[Records with drawing code]
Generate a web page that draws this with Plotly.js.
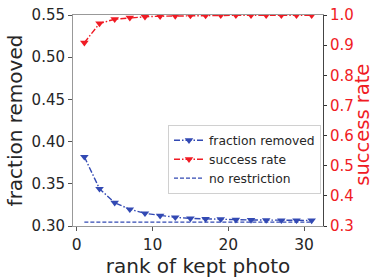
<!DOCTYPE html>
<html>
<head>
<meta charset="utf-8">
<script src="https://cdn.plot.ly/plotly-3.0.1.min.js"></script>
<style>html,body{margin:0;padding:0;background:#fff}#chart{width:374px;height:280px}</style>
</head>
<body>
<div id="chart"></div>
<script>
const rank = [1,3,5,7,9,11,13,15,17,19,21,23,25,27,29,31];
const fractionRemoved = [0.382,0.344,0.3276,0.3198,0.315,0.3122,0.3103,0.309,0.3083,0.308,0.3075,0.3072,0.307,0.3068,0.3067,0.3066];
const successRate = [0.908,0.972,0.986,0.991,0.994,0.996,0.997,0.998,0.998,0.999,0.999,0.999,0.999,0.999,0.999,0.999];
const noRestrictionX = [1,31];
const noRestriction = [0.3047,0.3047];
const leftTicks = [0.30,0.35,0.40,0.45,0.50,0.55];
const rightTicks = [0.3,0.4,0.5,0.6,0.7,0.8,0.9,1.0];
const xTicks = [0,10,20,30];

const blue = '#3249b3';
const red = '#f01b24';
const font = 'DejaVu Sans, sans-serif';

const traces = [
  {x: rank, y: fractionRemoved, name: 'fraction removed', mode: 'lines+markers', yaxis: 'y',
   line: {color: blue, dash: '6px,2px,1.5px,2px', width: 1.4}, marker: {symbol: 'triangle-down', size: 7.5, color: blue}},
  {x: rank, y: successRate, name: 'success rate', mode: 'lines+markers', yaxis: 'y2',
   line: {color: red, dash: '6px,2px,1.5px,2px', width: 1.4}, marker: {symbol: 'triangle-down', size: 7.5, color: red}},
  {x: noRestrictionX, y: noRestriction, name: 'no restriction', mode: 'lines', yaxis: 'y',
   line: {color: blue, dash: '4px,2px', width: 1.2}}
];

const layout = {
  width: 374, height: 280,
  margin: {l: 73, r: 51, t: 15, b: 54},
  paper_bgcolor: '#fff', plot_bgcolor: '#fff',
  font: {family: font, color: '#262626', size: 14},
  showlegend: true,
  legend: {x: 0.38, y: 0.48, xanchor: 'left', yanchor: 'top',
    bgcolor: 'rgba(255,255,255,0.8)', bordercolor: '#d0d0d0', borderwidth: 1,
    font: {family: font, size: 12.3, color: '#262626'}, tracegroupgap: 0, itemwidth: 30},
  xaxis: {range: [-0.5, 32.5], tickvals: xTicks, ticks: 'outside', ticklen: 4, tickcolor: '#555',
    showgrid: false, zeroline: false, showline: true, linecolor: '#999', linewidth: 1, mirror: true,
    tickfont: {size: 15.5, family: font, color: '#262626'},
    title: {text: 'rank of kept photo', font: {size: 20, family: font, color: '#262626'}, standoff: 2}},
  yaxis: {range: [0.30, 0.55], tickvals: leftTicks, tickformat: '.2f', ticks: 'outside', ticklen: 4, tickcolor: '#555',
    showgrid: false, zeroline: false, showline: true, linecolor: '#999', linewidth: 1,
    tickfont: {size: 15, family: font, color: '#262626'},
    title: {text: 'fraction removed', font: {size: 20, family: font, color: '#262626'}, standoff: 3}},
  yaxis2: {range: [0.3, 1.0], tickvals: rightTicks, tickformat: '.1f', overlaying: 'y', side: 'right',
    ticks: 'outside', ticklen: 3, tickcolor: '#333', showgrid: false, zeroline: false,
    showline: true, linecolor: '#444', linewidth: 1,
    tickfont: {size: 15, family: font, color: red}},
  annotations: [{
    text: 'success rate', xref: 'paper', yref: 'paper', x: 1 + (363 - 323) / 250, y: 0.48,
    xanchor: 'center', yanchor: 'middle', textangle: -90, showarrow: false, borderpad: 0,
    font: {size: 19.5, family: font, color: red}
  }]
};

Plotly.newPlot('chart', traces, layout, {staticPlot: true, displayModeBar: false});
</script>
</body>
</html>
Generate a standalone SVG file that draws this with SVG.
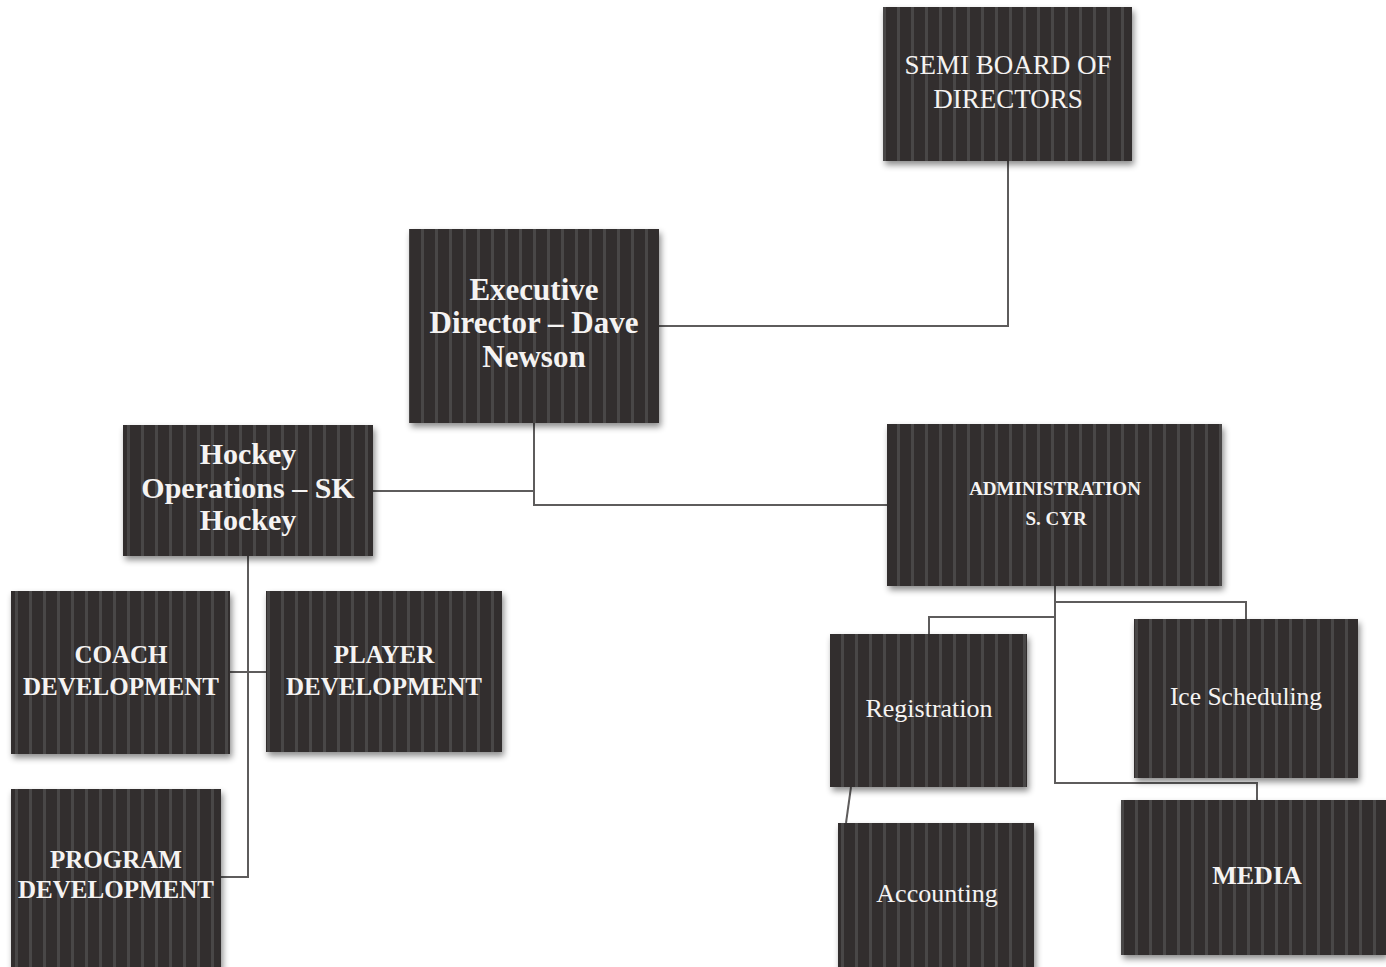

- [Short exercise]
Begin at the top of the material above and output each line exactly, stopping after the line that holds "const font = 'DejaVu Sans, sans-serif';". Leave out pictures.

- [Solution to the problem]
Generate a web page that draws this with Plotly.js.
<!DOCTYPE html>
<html>
<head>
<meta charset="utf-8">
<script src="https://cdn.plot.ly/plotly-3.0.1.min.js"></script>
<style>html,body{margin:0;padding:0;background:#fff}#chart{width:374px;height:280px}</style>
</head>
<body>
<div id="chart"></div>
<script>
const rank = [1,3,5,7,9,11,13,15,17,19,21,23,25,27,29,31];
const fractionRemoved = [0.382,0.344,0.3276,0.3198,0.315,0.3122,0.3103,0.309,0.3083,0.308,0.3075,0.3072,0.307,0.3068,0.3067,0.3066];
const successRate = [0.908,0.972,0.986,0.991,0.994,0.996,0.997,0.998,0.998,0.999,0.999,0.999,0.999,0.999,0.999,0.999];
const noRestrictionX = [1,31];
const noRestriction = [0.3047,0.3047];
const leftTicks = [0.30,0.35,0.40,0.45,0.50,0.55];
const rightTicks = [0.3,0.4,0.5,0.6,0.7,0.8,0.9,1.0];
const xTicks = [0,10,20,30];

const blue = '#3249b3';
const red = '#f01b24';
const font = 'DejaVu Sans, sans-serif';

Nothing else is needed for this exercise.